Il apporte des conclusions en contradiction avec les affirmations de l’EIE officielle :
1) Le corail est bien vivant sur cette zone et fait office de nurserie pour plusieurs espèces dont poissons, bénitiers, crabes, squilles, oursins...
2) Cette partie du lagon comporte des espèces menacées et protégées par le code de l’environnement (o’ota ou moules géantes,….)
3) C’est une zone côtière d’importance économique et sociale pour le village (« garde manger » et « gagne pain » grâce à la pêche en particulier)
4 ) Le projet aura des impacts aussi sur les massifs coralliens proches…
Des photos prises sur site:
Zone du platier frangeant:
Zone du massif à proximité:
Les propositions alternatives
L’association des habitants « A paruru ia Tevaitoa », soucieuse de défendre l’environnement naturel de la baie de Uparu, du littoral et des vallées de Tevaitoa, est membre de la fédération Te Ora Naho.
Elle propose de déplacer le projet dans une autre zone proche et déjà dégradée par des extractions de corail .
En effet, le Pays et la Commune de Tumaraa disposent d'un terrain sis à Vaiaau au lieu- dit Vaihuti ou domaine "Arnaud" , domaine en face duquel la direction de l'Equipement a déjà procédé à des extractions de corail.

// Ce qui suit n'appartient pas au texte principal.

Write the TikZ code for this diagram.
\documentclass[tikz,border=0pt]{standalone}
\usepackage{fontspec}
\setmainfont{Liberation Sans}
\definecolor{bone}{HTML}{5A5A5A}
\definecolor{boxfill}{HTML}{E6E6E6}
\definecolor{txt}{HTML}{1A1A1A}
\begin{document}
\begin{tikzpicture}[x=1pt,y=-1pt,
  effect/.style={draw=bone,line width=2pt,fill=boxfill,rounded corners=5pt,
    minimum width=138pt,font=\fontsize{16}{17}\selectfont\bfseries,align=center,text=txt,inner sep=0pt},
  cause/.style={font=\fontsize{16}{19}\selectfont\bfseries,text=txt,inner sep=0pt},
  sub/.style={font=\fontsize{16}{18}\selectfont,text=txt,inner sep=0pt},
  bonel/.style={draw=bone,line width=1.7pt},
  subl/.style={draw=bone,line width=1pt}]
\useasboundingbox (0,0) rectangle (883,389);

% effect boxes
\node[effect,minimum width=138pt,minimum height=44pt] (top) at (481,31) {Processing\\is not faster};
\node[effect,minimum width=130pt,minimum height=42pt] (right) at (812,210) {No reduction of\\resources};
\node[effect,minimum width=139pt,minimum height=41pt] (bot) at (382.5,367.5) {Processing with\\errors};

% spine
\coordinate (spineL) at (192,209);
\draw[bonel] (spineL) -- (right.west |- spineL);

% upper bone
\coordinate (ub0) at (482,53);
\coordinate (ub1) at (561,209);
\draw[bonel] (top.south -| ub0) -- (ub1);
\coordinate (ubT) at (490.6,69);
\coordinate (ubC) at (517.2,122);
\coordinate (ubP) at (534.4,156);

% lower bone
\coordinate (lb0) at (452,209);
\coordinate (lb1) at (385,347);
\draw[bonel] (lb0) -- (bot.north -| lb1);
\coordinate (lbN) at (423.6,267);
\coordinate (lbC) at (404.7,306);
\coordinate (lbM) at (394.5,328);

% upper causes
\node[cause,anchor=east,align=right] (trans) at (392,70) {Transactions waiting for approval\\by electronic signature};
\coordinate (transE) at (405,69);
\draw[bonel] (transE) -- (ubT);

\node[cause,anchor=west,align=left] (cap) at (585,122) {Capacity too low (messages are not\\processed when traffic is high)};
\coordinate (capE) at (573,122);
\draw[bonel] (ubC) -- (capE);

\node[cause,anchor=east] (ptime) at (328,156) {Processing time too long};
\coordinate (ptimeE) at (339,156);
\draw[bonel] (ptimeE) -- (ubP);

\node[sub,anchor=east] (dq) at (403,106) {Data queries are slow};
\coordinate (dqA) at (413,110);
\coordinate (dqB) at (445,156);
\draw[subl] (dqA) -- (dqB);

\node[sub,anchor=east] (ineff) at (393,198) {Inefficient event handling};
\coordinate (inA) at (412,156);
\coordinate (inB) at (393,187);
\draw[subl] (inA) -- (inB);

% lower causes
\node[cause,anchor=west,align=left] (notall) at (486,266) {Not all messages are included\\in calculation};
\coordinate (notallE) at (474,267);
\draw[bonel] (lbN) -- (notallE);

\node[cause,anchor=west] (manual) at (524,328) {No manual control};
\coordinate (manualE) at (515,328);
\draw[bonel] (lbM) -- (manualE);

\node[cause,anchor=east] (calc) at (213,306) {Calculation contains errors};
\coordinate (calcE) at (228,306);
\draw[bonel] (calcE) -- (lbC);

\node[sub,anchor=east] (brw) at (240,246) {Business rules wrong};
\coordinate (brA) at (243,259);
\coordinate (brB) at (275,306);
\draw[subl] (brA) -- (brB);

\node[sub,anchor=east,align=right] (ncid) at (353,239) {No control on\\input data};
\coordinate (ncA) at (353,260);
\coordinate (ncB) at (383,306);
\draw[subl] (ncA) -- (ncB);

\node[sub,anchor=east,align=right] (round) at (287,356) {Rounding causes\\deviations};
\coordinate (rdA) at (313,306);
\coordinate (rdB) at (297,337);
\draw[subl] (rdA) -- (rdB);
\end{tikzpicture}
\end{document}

Elle propose également un projet alternatif sur le site: celui d’une Zone de Pêche Règlementée –Rahui afin de préserver l’écosystème existant et de l’enrichir pour l’usage bénéfique de tous.
La fédération soutient pleinement les actions de l’association et demande de sursoir en urgence au démarrage des travaux d’aménagement dont les conséquences seront irréversibles, afin que toutes les parties puissent prendre calmement en compte tous les tenants et aboutissants et en particulier ce premier inventaire du lagon réalisé.
A minima, un délai de réflexion et d'échange s’impose pour tous.
Trop de dégâts ont déjà été commis dans nos îles du fait d’initiatives prises à partir de bonnes intentions souvent, mais parfois à tort et à travers, et pour un développement dont le type est aujourd’hui largement remis en question par de nouveaux modèles de société plus durables.